Both of these early 1930s inspirations are still a long way from what Nic Pizzolatto, the later writer and creator of the True Detective crime-series, would fatally call “the single greatest humanitarian crusade the world has ever known,” but the roots of noir stretch confidently back to the triumphant May 1939. It was then, in the pages of the legendary Detective Comics notebook (issue twenty-Seven), that America first saw The Case of the Chemical Syndicate, starring the brooding Bat-Man. But as the festival itself heralds, noir simply has no boundaries. And (Lego) Batman certainly doesn’t!

The basic building blocks of Gotham City may have been laid, but the aim of this winged section is to turn on the bat radar and explore other possible caves – flitting from Tim Burton’s gothic art-deco (Batman, 1989) to Christopher Nolan’s riotous urban-thriller (The Dark Knight, 2008) to Matt Reeves’ Fincher-esque neo-noir full of rain, mud and big question marks (The Batman, 2022).

By the way, did someone mention LEGO Batman?

Ondřej Čížek

Retrospective: Joan Harrison

It’s no secret that the American film industry has historically not offered (and still does not offer) equal employment opportunities to men and women. During the studio system era, hundreds of women found work as actresses, editors, writers, agents, PR professionals, costume designers, makeup artists, or talent scouts, but hierarchically higher and better paid directing and producing positions were rather rare. One of the most notable exceptions is Joan Harrison (1907–1994).

Harrison was born in Guildford, England, into a well-to-do family of a newspaper publisher. She received a good education (she studied, among other things, at the Sorbonne in Paris) and became Alfred Hitchcock’s assistant at the age of twenty-five after answering an advertisement. His confidence in the young woman grew, and Harrison was soon promoted to screenwriter, a position she officially held for the first time on Jamaica Inn (1939). She then followed Hitchcock and his wife Alma Reville overseas to Hollywood, where she worked on such films as Rebecca (1940), Suspicion (1941) and Saboteur (1942). She was twice nominated for an Academy Award for her work.

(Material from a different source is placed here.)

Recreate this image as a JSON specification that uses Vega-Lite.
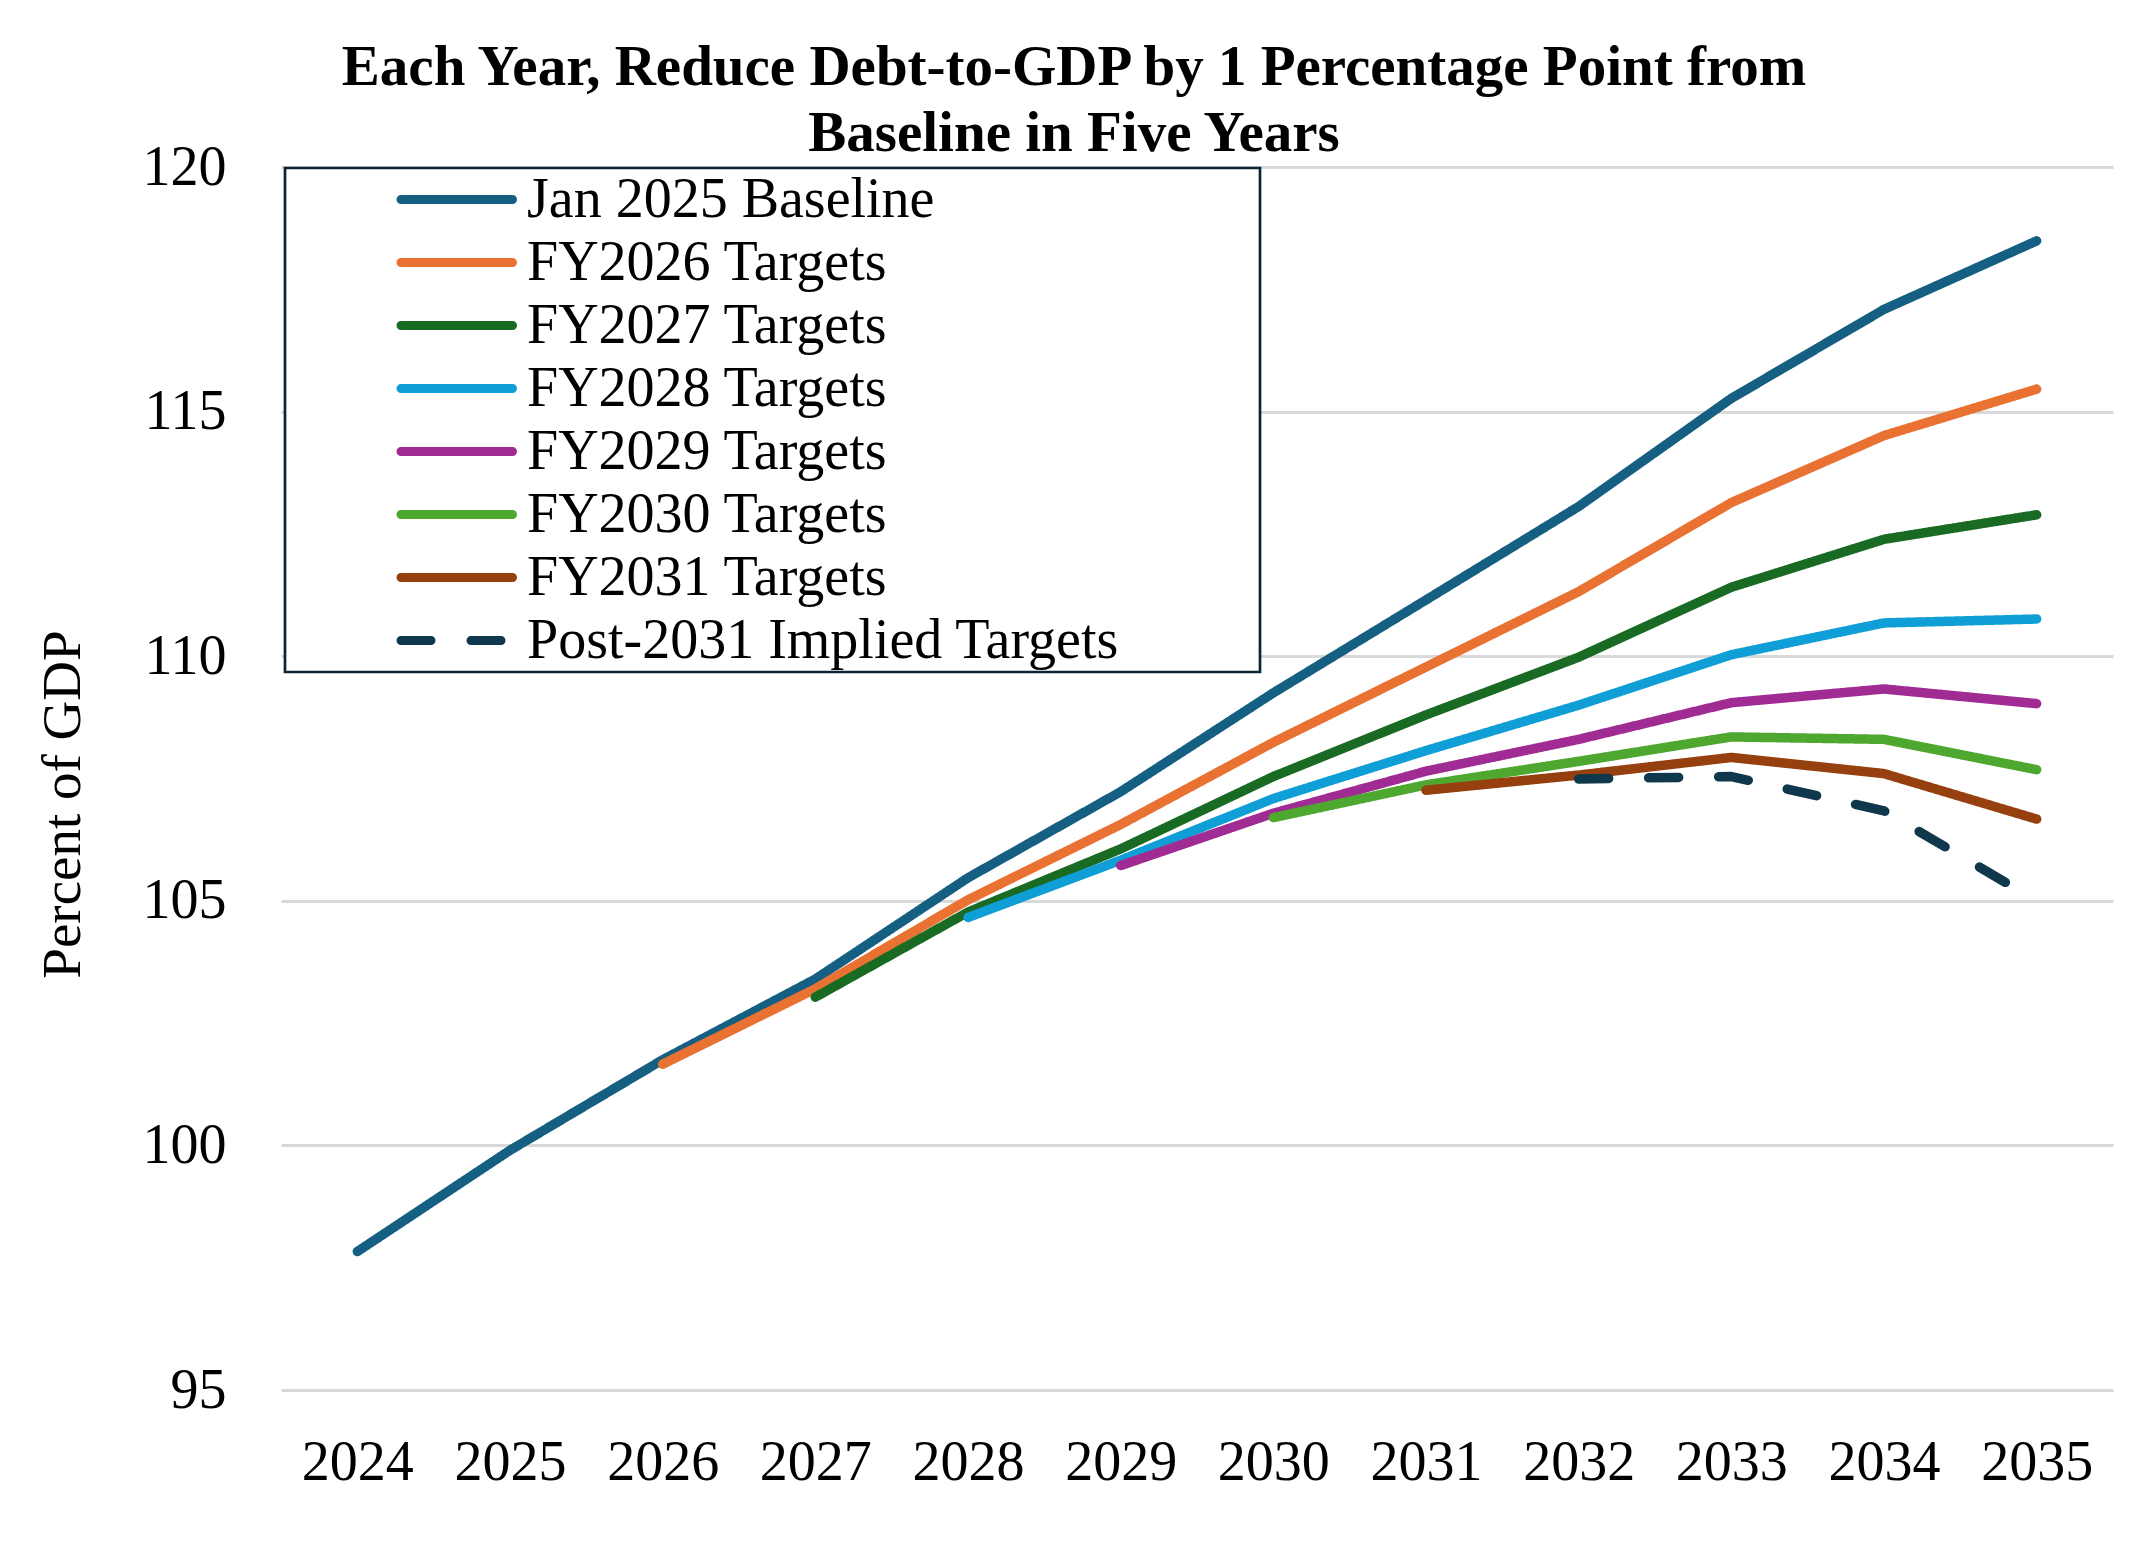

Her contribution to these well-received films led to a major career shift when Harrison became a producer in 1943 with The Phantom Lady (1944). In the years that followed, she made her mark as a producer of dark, gothic thrillers, including The Strange Affair of Uncle Harry (1945), Nocturne (1946), They Won’t Believe Me, and Ride the Pink Horse (both 1947). She repeatedly got to work with directors Robert Siodmak and Robert Montgomery during this time, but eventually returned to her original employer, Alfred Hitchcock, in the mid-1950s, for whom she produced the popular TV anthologies Alfred Hitchcock Presents (1955–1962) and The Alfred Hitchcock Hour (1962–1963).

The Noir Film Festival continues to highlight the contributions of creative women and, following director/producer Ida Lupino and writer Patricia Highsmith, will focus its retrospective on Joan Harrison who deserves to be known as more that “the one who helped Hitchcock.” The program will include Suspicion (1941), Dark Waters (1944), Nocturne (1946) and They Won’t Believe Me (1947) and selected episodes from Alfred Hitchcock Presents.